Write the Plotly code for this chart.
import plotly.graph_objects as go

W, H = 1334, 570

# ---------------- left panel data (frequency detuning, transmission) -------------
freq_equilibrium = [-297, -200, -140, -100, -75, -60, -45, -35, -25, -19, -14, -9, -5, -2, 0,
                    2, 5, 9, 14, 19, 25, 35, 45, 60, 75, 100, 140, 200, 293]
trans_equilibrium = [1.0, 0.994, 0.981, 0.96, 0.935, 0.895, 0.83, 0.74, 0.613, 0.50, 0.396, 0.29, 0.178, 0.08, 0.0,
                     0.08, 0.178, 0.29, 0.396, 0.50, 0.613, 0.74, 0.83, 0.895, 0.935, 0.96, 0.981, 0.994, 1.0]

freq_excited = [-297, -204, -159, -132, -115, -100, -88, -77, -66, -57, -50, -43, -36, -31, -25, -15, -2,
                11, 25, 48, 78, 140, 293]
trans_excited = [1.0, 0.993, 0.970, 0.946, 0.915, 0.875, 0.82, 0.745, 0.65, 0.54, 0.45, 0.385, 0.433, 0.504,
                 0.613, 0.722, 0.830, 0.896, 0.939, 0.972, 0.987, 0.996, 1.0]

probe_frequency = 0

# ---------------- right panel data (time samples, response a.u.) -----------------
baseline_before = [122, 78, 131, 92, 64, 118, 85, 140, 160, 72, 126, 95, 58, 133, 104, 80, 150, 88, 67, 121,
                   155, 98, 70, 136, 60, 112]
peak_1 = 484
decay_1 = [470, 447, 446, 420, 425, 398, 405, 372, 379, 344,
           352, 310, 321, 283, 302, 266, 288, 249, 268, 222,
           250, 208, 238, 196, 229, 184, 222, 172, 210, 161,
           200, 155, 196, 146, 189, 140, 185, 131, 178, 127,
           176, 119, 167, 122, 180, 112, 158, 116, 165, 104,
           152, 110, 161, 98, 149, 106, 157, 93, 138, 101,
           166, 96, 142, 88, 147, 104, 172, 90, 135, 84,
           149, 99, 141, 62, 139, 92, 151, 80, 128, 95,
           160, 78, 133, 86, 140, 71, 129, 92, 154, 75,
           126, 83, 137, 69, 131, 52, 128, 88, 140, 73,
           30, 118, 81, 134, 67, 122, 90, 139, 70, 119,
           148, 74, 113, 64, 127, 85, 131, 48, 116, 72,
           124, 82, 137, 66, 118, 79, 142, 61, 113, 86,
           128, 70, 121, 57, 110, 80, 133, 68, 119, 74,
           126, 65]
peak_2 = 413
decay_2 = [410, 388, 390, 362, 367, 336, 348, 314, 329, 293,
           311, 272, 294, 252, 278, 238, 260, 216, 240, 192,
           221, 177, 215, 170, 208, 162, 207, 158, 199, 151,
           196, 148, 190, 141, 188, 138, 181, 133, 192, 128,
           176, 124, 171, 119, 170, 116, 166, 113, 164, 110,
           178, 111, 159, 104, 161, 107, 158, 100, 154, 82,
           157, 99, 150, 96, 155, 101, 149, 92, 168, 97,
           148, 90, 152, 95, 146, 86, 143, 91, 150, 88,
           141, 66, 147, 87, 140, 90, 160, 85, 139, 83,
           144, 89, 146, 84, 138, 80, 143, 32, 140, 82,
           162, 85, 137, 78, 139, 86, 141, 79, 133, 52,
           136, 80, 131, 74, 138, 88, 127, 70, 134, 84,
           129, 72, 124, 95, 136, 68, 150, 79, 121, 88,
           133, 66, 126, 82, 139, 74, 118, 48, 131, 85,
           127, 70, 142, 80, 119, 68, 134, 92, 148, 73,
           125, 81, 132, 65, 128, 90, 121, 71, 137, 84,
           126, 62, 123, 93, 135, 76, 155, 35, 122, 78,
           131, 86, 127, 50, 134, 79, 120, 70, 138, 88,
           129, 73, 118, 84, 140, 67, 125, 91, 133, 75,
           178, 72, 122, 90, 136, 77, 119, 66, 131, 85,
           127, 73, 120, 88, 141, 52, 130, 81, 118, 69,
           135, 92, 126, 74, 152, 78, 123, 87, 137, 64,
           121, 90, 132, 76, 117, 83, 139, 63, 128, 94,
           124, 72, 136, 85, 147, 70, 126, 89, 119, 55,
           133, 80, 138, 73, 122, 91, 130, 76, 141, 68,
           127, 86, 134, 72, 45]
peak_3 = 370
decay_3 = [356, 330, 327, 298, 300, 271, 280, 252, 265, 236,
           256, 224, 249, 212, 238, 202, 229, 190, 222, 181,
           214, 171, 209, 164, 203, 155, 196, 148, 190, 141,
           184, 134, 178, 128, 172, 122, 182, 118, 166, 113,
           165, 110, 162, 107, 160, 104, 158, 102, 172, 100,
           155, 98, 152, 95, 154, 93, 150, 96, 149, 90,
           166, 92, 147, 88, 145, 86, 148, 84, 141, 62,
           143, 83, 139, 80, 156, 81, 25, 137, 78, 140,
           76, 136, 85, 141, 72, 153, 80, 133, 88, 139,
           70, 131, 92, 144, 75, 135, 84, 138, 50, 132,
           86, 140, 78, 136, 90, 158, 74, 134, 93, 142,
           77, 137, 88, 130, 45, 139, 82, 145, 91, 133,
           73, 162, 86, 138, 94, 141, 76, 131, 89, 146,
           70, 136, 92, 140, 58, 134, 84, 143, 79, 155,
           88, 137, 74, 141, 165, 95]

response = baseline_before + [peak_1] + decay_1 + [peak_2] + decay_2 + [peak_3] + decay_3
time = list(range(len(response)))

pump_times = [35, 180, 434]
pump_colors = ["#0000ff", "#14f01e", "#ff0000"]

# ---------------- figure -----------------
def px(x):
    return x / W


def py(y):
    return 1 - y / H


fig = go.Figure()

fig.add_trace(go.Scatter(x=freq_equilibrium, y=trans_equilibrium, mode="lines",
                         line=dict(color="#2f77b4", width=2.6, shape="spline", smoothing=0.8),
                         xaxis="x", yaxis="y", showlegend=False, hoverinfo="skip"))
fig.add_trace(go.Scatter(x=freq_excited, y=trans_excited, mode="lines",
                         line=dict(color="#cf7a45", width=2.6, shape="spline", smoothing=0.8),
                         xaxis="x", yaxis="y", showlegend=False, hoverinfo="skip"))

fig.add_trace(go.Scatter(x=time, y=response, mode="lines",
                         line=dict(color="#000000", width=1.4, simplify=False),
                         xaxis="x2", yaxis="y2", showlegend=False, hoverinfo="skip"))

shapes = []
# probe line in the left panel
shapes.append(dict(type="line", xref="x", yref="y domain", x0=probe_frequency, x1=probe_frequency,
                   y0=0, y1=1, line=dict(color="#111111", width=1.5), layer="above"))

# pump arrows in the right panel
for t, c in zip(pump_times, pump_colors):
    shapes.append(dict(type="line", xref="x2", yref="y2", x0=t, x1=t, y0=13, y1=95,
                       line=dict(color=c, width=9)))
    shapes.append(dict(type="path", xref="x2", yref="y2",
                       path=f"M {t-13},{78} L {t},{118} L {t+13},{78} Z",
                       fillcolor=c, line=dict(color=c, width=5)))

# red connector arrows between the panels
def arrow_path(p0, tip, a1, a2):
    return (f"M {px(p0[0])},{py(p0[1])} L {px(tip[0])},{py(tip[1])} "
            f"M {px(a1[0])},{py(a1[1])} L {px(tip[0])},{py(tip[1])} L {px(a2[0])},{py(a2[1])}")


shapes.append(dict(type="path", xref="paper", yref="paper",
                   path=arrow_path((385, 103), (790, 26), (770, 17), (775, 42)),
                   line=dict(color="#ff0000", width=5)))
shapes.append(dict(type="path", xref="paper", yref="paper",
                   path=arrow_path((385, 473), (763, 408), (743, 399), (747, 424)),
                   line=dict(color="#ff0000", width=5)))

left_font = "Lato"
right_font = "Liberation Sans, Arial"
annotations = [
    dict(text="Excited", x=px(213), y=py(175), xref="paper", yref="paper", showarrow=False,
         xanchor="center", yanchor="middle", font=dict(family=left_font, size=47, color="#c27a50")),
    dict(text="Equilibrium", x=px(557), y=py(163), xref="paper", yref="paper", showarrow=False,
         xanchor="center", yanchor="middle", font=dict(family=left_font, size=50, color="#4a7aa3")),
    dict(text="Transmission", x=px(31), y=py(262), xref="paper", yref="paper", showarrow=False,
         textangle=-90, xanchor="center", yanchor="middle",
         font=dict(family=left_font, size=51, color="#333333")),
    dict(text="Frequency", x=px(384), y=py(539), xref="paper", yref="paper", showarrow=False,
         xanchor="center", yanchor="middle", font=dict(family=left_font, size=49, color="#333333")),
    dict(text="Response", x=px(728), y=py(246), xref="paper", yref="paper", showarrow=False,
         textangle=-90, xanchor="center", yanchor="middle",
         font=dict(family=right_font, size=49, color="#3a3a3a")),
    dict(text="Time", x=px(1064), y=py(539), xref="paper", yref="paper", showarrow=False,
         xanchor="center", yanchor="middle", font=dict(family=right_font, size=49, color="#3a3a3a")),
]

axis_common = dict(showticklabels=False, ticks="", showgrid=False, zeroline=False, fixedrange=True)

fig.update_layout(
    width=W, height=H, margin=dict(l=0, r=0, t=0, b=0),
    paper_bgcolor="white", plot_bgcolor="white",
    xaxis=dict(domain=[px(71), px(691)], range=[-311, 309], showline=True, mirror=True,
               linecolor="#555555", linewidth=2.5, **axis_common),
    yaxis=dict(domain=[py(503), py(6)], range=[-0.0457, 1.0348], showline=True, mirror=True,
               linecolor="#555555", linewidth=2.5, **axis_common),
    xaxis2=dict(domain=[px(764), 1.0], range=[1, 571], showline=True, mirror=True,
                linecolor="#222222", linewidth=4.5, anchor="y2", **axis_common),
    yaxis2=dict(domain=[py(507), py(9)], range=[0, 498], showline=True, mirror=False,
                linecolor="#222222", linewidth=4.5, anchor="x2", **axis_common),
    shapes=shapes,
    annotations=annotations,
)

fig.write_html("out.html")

▸ **Exercise directions**: Reproduce, please, the lines of the material from its first line down to the line containing "probe_frequency = 0", keeping both ends and nothing beyond them.

▸ **Result of this exercise**:
Write the Plotly code for this chart.
import plotly.graph_objects as go

W, H = 1334, 570

# ---------------- left panel data (frequency detuning, transmission) -------------
freq_equilibrium = [-297, -200, -140, -100, -75, -60, -45, -35, -25, -19, -14, -9, -5, -2, 0,
                    2, 5, 9, 14, 19, 25, 35, 45, 60, 75, 100, 140, 200, 293]
trans_equilibrium = [1.0, 0.994, 0.981, 0.96, 0.935, 0.895, 0.83, 0.74, 0.613, 0.50, 0.396, 0.29, 0.178, 0.08, 0.0,
                     0.08, 0.178, 0.29, 0.396, 0.50, 0.613, 0.74, 0.83, 0.895, 0.935, 0.96, 0.981, 0.994, 1.0]

freq_excited = [-297, -204, -159, -132, -115, -100, -88, -77, -66, -57, -50, -43, -36, -31, -25, -15, -2,
                11, 25, 48, 78, 140, 293]
trans_excited = [1.0, 0.993, 0.970, 0.946, 0.915, 0.875, 0.82, 0.745, 0.65, 0.54, 0.45, 0.385, 0.433, 0.504,
                 0.613, 0.722, 0.830, 0.896, 0.939, 0.972, 0.987, 0.996, 1.0]

probe_frequency = 0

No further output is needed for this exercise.